ジブリの売り上げって、べき分布している気がします。

http://homepage2.nifty.com/hhirayama/Ghibli01.xls
http://homepage2.nifty.com/hhirayama/Ghibli01.jpg

Posted by: ひでき | February 11, 2005 08:10 PM

ひできさん
コメントありがとうございます。

>ジブリの売り上げって、べき分布している気がします。

図を見せていただいたのですが、これって「べき分布」なんですか?他のプロダクションの作品はどうなんでしょう?ひょっとしたら、そもそも映画の興行収入全体がそうなのかもしれませんね。

Posted by: 山口 浩 | February 11, 2005 09:04 PM

やまぐちさん、こんばんわ、

うーん、相変わらずするどいところをつかれてしまいました。

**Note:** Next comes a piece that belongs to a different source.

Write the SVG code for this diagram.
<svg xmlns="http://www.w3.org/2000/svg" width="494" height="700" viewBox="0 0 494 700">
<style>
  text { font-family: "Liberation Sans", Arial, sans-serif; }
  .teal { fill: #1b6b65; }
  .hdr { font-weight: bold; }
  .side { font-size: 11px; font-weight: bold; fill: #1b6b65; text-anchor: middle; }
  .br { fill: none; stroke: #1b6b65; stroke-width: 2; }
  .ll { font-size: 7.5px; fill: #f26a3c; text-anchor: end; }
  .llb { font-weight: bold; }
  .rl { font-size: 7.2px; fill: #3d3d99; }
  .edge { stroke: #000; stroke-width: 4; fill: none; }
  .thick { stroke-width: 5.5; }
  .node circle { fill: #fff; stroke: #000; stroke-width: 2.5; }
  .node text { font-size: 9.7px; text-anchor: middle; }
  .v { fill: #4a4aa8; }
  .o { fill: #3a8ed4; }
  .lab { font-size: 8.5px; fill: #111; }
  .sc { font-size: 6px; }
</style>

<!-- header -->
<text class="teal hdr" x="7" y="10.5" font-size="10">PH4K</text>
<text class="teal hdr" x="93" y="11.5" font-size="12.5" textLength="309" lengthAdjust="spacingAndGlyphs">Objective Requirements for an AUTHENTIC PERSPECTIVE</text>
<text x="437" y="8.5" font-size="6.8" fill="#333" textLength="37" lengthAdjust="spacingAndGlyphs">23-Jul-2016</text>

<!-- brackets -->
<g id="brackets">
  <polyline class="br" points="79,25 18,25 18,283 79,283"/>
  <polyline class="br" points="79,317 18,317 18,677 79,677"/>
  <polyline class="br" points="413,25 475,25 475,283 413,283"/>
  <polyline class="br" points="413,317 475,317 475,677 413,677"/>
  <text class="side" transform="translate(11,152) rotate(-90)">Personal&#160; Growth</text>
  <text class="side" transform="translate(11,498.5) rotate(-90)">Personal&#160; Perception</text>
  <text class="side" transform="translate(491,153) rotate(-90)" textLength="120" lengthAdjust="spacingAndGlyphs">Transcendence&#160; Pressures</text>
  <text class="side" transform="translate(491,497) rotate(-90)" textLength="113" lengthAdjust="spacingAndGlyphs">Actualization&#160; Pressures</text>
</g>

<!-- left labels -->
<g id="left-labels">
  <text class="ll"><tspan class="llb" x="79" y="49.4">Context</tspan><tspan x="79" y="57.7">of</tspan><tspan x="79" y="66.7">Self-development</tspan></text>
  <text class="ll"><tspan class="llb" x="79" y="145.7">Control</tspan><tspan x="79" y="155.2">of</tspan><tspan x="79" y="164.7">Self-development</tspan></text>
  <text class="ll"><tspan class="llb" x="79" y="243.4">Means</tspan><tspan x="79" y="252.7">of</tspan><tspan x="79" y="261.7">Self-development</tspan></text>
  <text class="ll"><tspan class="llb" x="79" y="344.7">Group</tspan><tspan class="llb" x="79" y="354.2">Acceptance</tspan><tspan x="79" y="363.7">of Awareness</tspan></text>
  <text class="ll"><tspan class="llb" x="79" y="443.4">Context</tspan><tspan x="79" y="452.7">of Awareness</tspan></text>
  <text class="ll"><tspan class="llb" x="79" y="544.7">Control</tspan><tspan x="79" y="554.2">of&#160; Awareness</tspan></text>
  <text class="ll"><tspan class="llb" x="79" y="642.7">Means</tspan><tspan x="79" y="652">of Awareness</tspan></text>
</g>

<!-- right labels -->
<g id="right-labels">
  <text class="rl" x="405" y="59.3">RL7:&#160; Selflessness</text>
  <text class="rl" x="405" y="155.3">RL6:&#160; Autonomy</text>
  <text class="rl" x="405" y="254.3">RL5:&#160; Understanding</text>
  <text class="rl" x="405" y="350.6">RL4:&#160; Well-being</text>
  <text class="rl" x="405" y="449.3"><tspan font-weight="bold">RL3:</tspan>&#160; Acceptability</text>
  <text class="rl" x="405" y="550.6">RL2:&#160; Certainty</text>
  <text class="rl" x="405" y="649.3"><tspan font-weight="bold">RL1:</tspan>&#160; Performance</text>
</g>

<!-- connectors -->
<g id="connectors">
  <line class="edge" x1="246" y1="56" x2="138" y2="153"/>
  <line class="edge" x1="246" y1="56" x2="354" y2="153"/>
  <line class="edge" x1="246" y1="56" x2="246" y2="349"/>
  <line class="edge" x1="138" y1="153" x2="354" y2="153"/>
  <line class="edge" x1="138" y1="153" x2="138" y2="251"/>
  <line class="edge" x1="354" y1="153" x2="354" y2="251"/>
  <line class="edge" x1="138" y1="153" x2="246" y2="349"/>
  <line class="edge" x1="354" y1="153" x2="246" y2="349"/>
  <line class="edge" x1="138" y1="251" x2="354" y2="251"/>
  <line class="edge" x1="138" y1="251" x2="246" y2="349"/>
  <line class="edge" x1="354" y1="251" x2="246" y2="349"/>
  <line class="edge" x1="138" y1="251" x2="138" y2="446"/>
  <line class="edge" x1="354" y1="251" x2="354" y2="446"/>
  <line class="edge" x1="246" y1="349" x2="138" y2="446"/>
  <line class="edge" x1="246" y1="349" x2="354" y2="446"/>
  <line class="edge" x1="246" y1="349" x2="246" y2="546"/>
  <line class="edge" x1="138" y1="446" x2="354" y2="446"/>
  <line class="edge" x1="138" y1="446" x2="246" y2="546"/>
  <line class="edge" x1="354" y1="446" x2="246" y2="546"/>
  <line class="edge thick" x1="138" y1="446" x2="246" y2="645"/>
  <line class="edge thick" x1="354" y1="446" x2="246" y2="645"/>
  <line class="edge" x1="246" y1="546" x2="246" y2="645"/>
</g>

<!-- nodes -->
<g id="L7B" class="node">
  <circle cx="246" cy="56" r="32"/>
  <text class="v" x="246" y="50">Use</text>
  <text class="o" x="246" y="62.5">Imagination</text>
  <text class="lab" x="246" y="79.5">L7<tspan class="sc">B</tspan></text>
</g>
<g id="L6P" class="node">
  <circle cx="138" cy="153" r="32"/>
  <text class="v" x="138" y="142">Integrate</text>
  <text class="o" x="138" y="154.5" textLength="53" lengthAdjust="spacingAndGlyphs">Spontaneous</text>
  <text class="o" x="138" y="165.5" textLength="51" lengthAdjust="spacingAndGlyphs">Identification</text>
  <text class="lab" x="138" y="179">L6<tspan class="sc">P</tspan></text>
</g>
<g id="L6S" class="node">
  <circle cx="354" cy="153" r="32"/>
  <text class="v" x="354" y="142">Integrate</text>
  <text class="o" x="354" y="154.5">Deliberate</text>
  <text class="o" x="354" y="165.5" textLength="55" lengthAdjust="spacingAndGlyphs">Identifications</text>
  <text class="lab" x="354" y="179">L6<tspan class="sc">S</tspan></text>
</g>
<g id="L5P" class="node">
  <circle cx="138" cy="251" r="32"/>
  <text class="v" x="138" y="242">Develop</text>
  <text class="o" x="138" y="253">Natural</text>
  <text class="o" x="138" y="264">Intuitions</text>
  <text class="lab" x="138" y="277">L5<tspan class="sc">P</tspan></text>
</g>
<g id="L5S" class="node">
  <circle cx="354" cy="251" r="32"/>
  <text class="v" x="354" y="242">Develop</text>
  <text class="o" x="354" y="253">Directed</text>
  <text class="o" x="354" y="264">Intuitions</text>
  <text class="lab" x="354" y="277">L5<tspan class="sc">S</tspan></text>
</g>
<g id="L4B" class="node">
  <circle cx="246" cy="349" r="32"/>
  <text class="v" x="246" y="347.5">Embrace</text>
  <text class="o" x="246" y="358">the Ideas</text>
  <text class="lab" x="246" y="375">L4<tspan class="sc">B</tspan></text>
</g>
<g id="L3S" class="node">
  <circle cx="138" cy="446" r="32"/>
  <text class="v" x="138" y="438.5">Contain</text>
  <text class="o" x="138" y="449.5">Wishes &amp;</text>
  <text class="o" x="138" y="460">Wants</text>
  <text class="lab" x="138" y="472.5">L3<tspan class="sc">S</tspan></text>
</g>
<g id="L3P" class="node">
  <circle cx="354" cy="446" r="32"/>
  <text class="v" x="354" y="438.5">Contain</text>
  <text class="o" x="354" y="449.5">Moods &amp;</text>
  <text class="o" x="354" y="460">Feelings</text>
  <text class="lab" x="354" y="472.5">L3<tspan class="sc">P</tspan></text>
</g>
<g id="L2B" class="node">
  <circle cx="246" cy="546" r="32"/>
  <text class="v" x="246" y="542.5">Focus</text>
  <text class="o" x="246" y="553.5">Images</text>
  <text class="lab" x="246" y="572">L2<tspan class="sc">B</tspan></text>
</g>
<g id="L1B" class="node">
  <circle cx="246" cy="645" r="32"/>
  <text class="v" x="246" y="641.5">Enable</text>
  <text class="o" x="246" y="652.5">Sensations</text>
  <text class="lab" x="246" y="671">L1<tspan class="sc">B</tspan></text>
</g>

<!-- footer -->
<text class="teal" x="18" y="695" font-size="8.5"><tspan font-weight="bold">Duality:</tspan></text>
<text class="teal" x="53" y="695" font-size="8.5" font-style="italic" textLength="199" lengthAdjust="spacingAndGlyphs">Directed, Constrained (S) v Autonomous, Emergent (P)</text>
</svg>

正確にいえば、↑に示したプロットだけではべき分布とはいえません。ただ少なくとも-1.5乗の指数関数で近似できるzipfの法則っぽいかなと思いました。

zipfの法則:
http://www.icit.jp/lecture/uec/life/zipfs-law.html

ついでに、この論文に出てくる単語の頻度と順位も↑のxlsファイルにプロットして追加してみました。

まあ、ランダムな数値でもこの処理をするとzipfっぽくなるという考えもあるようですから、だからどうなんだというわけでもないのですが...ただ、少なくとも正規分布からは大分外れているということは言えると思います。ですから、多分映画全体の売上げで同じことをしても同じような結果になる可能性が高いです。

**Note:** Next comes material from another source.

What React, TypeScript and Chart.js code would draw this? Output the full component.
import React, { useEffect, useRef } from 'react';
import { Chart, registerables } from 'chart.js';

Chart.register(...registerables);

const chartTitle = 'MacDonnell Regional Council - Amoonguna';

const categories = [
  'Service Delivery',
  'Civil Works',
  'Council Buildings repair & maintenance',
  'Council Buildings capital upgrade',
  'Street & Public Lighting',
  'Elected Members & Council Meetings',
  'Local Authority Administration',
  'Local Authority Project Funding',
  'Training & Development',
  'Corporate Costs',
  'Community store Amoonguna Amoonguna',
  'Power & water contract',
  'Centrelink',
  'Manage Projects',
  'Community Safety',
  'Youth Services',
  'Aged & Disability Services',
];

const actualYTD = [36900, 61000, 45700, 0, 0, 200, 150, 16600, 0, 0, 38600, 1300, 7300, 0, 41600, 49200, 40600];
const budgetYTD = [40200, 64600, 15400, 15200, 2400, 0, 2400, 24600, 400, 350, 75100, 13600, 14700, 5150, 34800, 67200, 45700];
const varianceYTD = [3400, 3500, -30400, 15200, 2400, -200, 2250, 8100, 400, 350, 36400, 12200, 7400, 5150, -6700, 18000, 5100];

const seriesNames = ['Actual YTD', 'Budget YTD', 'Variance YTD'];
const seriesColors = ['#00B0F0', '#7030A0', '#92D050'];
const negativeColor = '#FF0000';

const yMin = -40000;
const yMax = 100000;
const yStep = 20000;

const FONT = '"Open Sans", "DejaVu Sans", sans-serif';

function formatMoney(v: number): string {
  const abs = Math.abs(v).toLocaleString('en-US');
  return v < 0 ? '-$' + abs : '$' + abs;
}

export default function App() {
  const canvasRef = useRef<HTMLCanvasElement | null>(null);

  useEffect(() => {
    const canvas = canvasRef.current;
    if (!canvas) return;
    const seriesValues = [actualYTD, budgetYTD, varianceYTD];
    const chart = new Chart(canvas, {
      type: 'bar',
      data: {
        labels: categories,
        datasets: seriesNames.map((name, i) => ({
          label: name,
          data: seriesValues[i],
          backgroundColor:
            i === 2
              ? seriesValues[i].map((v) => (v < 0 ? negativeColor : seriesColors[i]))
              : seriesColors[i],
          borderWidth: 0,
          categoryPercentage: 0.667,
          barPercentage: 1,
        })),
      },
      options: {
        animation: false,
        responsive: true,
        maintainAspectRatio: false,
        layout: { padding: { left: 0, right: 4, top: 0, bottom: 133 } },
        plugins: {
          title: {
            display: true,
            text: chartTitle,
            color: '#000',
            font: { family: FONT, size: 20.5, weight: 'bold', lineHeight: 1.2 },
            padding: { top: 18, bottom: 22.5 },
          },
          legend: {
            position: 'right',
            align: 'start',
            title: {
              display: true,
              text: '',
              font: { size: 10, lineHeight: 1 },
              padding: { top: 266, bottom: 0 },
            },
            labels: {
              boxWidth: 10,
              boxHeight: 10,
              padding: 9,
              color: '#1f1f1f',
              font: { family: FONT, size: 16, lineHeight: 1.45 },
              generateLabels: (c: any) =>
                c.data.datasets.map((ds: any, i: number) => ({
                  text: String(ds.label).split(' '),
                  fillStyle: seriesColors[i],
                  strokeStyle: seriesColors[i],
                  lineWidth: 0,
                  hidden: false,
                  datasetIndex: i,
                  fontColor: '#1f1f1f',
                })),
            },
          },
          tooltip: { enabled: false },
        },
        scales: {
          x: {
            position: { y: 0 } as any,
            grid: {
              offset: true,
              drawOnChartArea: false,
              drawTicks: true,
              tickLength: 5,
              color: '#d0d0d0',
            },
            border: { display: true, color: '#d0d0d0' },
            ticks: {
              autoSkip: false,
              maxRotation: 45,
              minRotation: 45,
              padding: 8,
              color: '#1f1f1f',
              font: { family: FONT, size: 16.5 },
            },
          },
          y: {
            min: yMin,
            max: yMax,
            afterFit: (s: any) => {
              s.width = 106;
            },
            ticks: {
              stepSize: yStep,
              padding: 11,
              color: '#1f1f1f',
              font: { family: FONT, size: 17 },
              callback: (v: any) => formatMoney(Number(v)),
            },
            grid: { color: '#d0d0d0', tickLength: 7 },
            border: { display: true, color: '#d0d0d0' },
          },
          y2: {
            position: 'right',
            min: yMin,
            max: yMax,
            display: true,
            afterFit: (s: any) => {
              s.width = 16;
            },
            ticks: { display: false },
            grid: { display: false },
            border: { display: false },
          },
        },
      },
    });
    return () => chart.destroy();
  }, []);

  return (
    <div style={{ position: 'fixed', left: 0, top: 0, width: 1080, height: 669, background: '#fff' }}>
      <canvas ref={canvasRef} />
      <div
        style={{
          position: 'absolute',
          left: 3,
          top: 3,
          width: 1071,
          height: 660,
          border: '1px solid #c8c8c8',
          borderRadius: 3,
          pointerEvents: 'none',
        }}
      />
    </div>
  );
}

http://www.cb.k.u-tokyo.ac.jp/aritalab/arita/bioventure/julyAug2004.txt

c.f.
http://mixi.jp/view_bbs.pl?id=333325

Posted by: ひでき | February 11, 2005 10:51 PM

いろいろなものが分布がべき分布に似ているっていうのはわかりました。で、そうなると、それはなぜ?というのが自然な疑問だと思います。正規分布だと中心極限定理とかあるわけですが、べき分布ではそういうのがあるのでしょうか?どういう場合にべき分布しないのでしょうか?「べき」派の皆さんはそこんとこどうお考えなんでしょう?

Posted by: 山口 浩 | February 12, 2005 04:39 PM

 資本構成で広告代理店が入ると、地上波アニメにおける広告代理店による製作資金の中抜きという問題が解決できなくなるような気が。今は良いけど、宮崎後は地上波アニメにも手を出さざるを得ないでしょうし、その時に広告代理店が資本参加していると困った事になりそうな気がします。
 むしろ、資本金を少なくして、出来る限りスタッフが経営の主導権を持つように資本構成をした法がよいとは思うんですが。

Posted by: うみゅ | February 14, 2005 01:02 AM

うみゅさん
コメントありがとうございます。「中抜き」は、地上波を本格的にやるなら確かに問題になるでしょうね。ただ、これも力関係ですからねぇ。「宮崎後」のジブリがどのくらいの力を持っているか、ですね。IGは「攻殻」のテレビシリーズで1本3,000万円かけたと聞きましたが、あそこの製作委員会には確か電通が入っていたかと。株主となると立場が強くなりますが、それほど大きな割合ではないのでは、と想像します。
逆に、広告代理店が入っていることでメリットを受ける部分も少なくないでしょうから、まあいちがいにはいえないんでしょうね。
ともあれ、いい環境で仕事をしていただいて、いい作品を見せていただきたいですね。

Posted by: 山口 浩 | February 14, 2005 02:43 AM

 うみゅさんが「広告代理店が資本参加すると中抜きが心配」とおっしゃっていますが、それほど心配することはないと思います。例を挙げると、GDHは電通から出資を受けていますが、電通がGONZO製アニメの製作委員会に入って(この資金調達スキームもいつまで続くか分かりませんが)中抜きしたケースは稀だったと記憶しています。ちなみに博報堂DYパートナーズは、GONZO製アニメの中では「GADGUARD」の製作に名を連ねています。
 問題となるのは、商社や放送局や広告代理店が株式を大量購入した場合でしょう。そうすると彼らが議決権の大半をにぎることになり、株主利益保護のため、鈴木氏や宮崎氏や高畑氏の思惑を上回るペースでアニメ作品を量産しなければならなくなるでしょう。つまり、大手アニメプロダクションのビジネスモデルと変わらなくなってしまうわけです。そうすると、既存の量産アニメ制作ノウハウをもつその他プロダクションの方が有利にビジネスを進められるようになります。その点では、うみゅさんのおっしゃる通り資本金を少なくして融資中心にした方がよいのかもしれません(ただ、融資中心にすると、返還するタイミングを見積もって大型作品を作らなければならないという問題も生じますが)。

Posted by: Hiroki AMANO | February 19, 2005 05:04 PM

Hiroki AMANOさん
コメントありがとうございます。やはり、どちらかというとプロジェクト単位の資金調達をしていく、という方向性なんでしょう。コーポレートファイナンスよりはプロジェクトファイナンス、というわけです。証券化のスキームは最近だいぶ進歩してきていて、市場もだんだん大きくなってきていますが、まだ一般的なコンテンツ製作資金の調達に使おうとすると大掛かりすぎるような気がします。もっと小回りのきく資金調達スキームを整備する必要があると思います。